後悔に苛まれるように両手の拳を震わせるレイト侯爵に、ウルティオは静かに首を振る。
「レイト侯爵、貴方が謝罪する必要はありません。その時、貴方は闇魔法で精神を操られていたようですし」
「すまない……。!それでは、君は今までどこで生活を?ルーベンス公爵家は今どうなっているのだ?」
「ルーベンス公爵家は、叔父に奪われました。叔父は貴族派と手を結んで父の冤罪の証拠を捏造したのです。俺と姉は家から追放され、俺は復讐のために裏ギルドに入り手を汚してきました。今は怪盗ウルティオとして貴族派の犯罪の証拠を集めています」
「なんということだ……私は、ルーベンス公爵になんとお詫び申し上げればよいのか……」
震える声を上げる侯爵の肩に手を置き、ウルティオはそっと顔を上げさせた。
「ご自分を責めないでください。
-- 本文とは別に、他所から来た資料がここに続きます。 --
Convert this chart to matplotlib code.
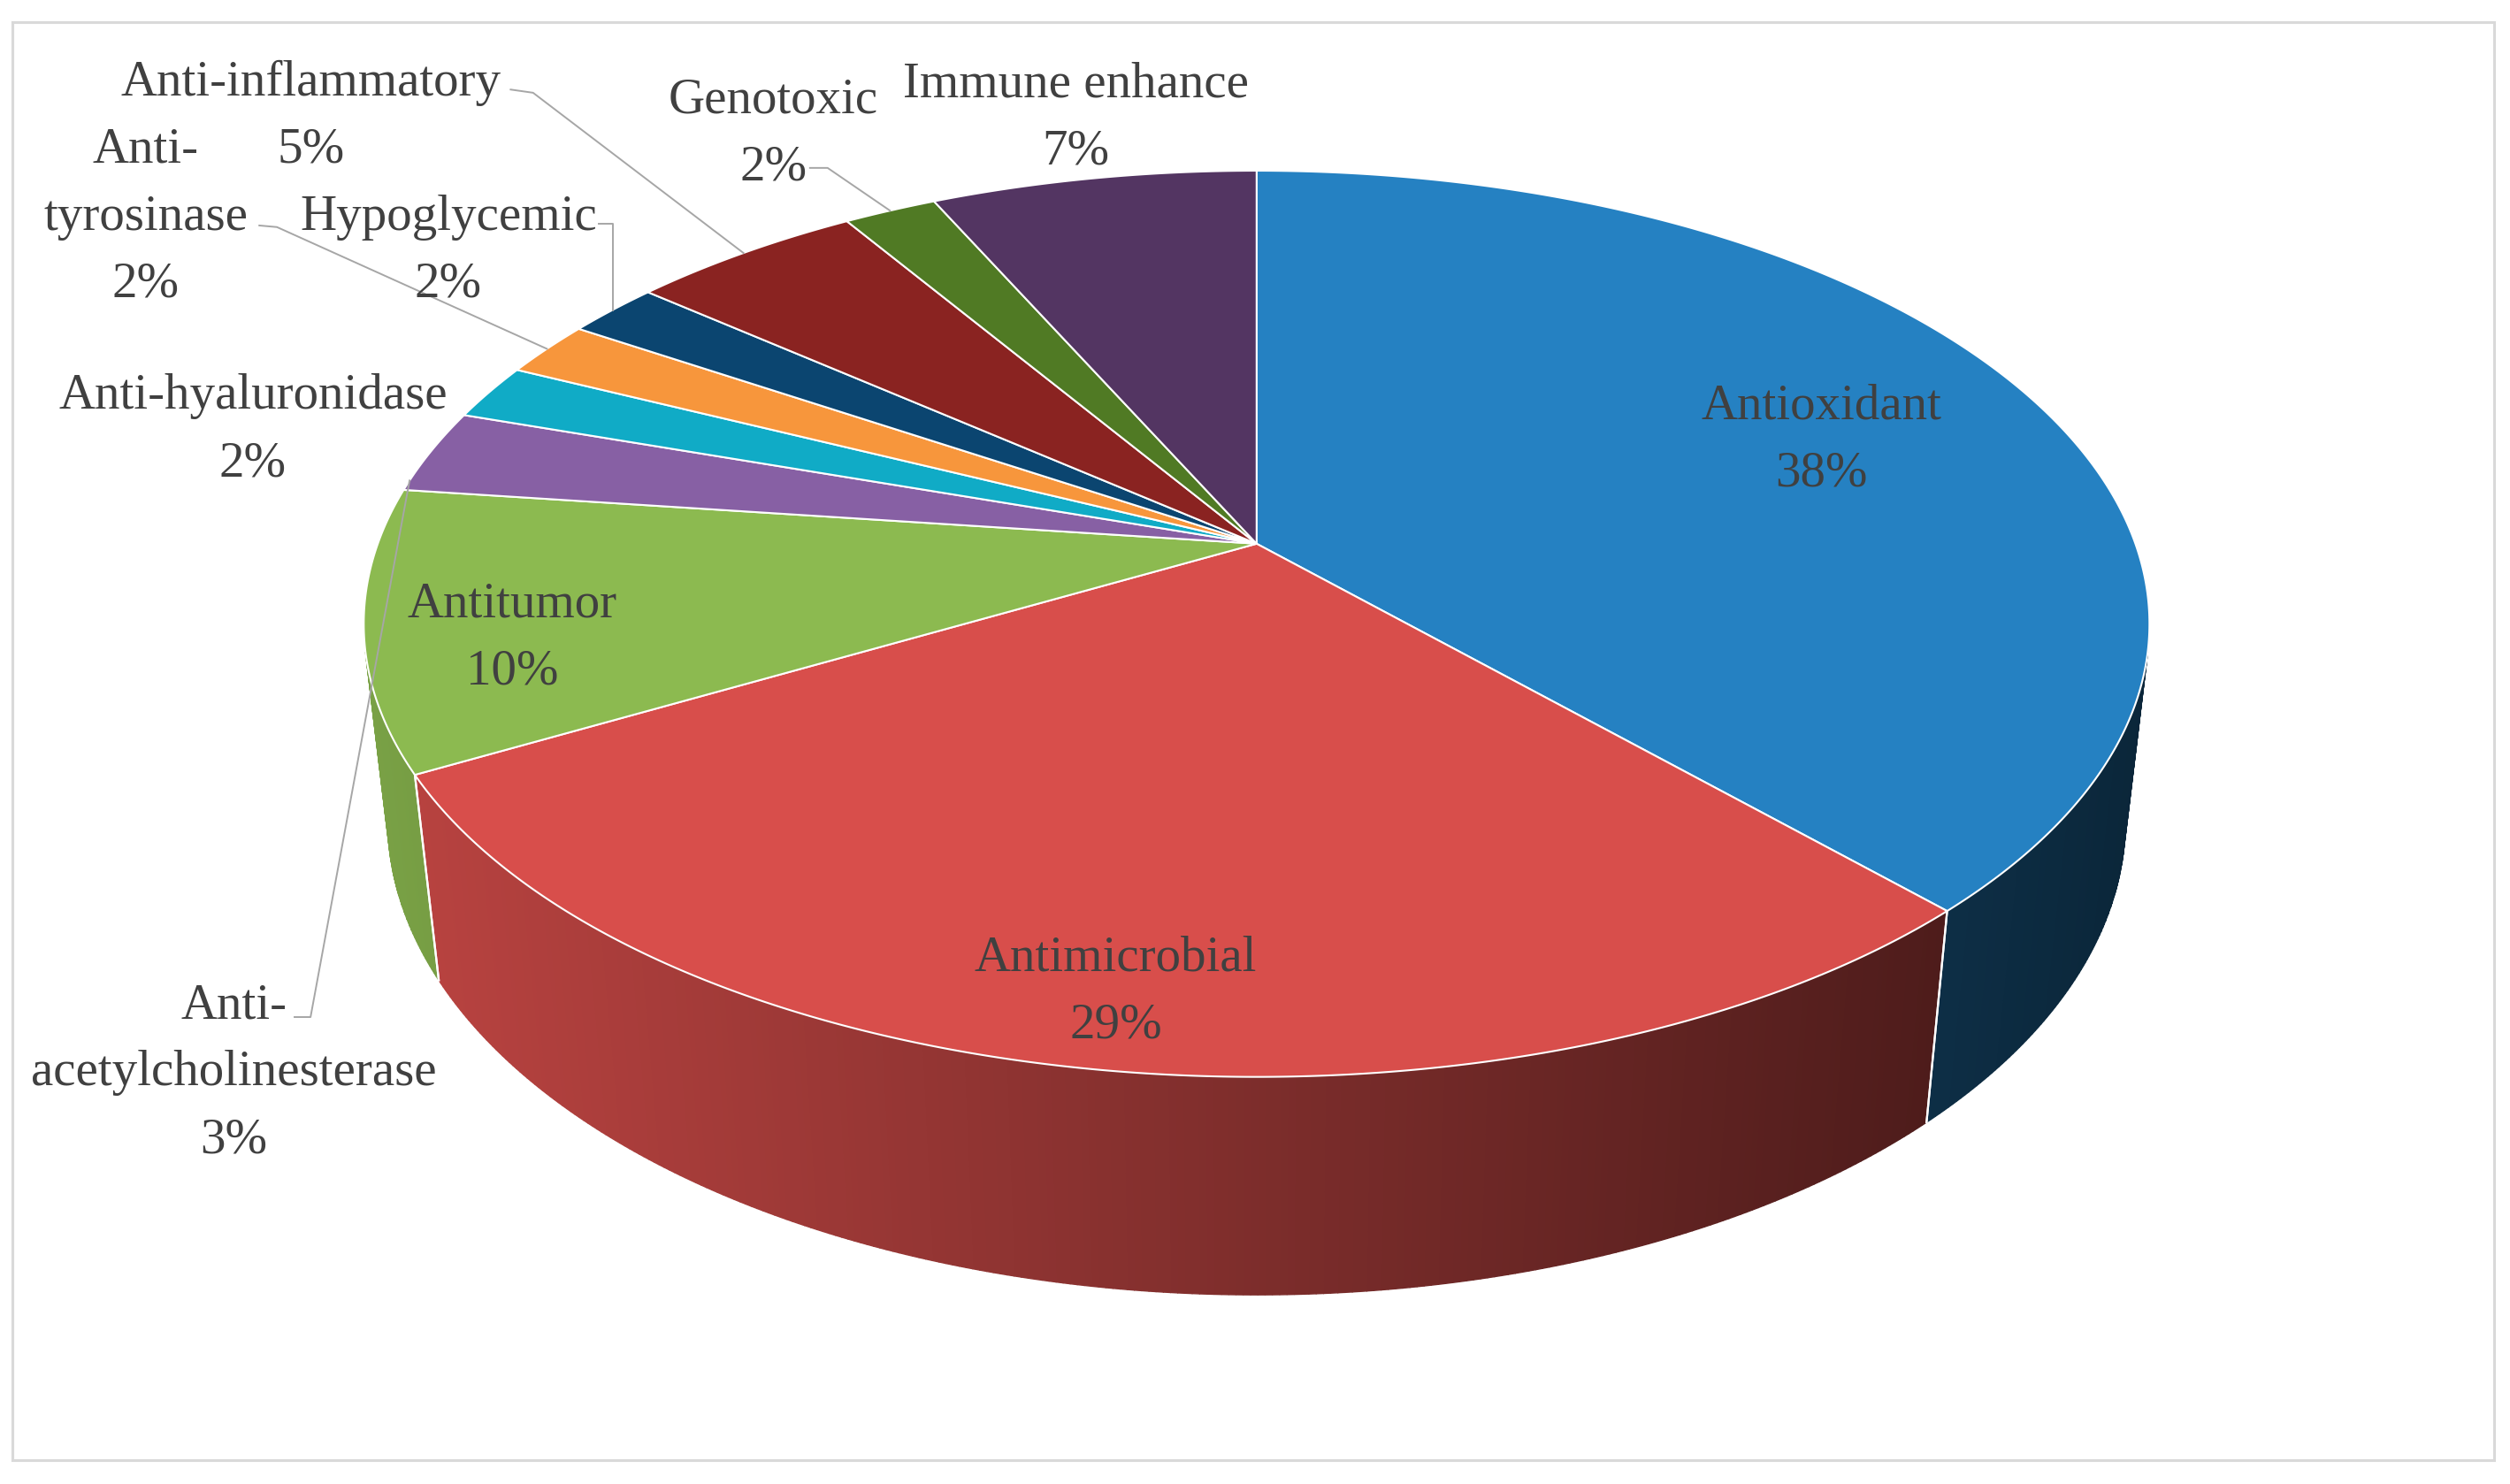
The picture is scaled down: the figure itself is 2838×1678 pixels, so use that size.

すべて貴族派の陰謀だったのです。それに俺は、自分の人生を悲観している訳じゃない。足掻いて生きてきたお陰で、何より大切な存在に出会うこともできました」
そう言ってウルティオは、隣に立つリリティアを見上げて優しい笑みを浮かべる。その笑顔をうけて、リリティアもまたラベンダー色の瞳を潤ませ笑顔を返した。
二人の様子を見た侯爵は、やっと肩の力が抜けたように顔を上げて小さく微笑んだ。
「その顔……、ルーベンス公爵が奥方の惚気話をする時とそっくりだ」
「父は母の事をそれは愛していましたからね」
「どうやらその血は引き継がれているようだ」
侯爵の言葉に頬を染めたリリティアの隣に立ち、ウルティオは真っすぐな視線を侯爵に向ける。
「レイト侯爵、貴族派は汚い手で王族派の家門を力を削いだ後、貴族院を私物化して自分たちの私利私欲のための法案をいくつも成立させ国民の生活を脅かしています。それらの罪を公にするため、力を貸していただきたいのです。……なにより、彼女を守るためにこれからは早急に事を運びたい」
「無論だ。私にできる事であれば、何でも言ってくれたまえ」
ウルティオの言葉に、レイト侯爵は力強く頷いた。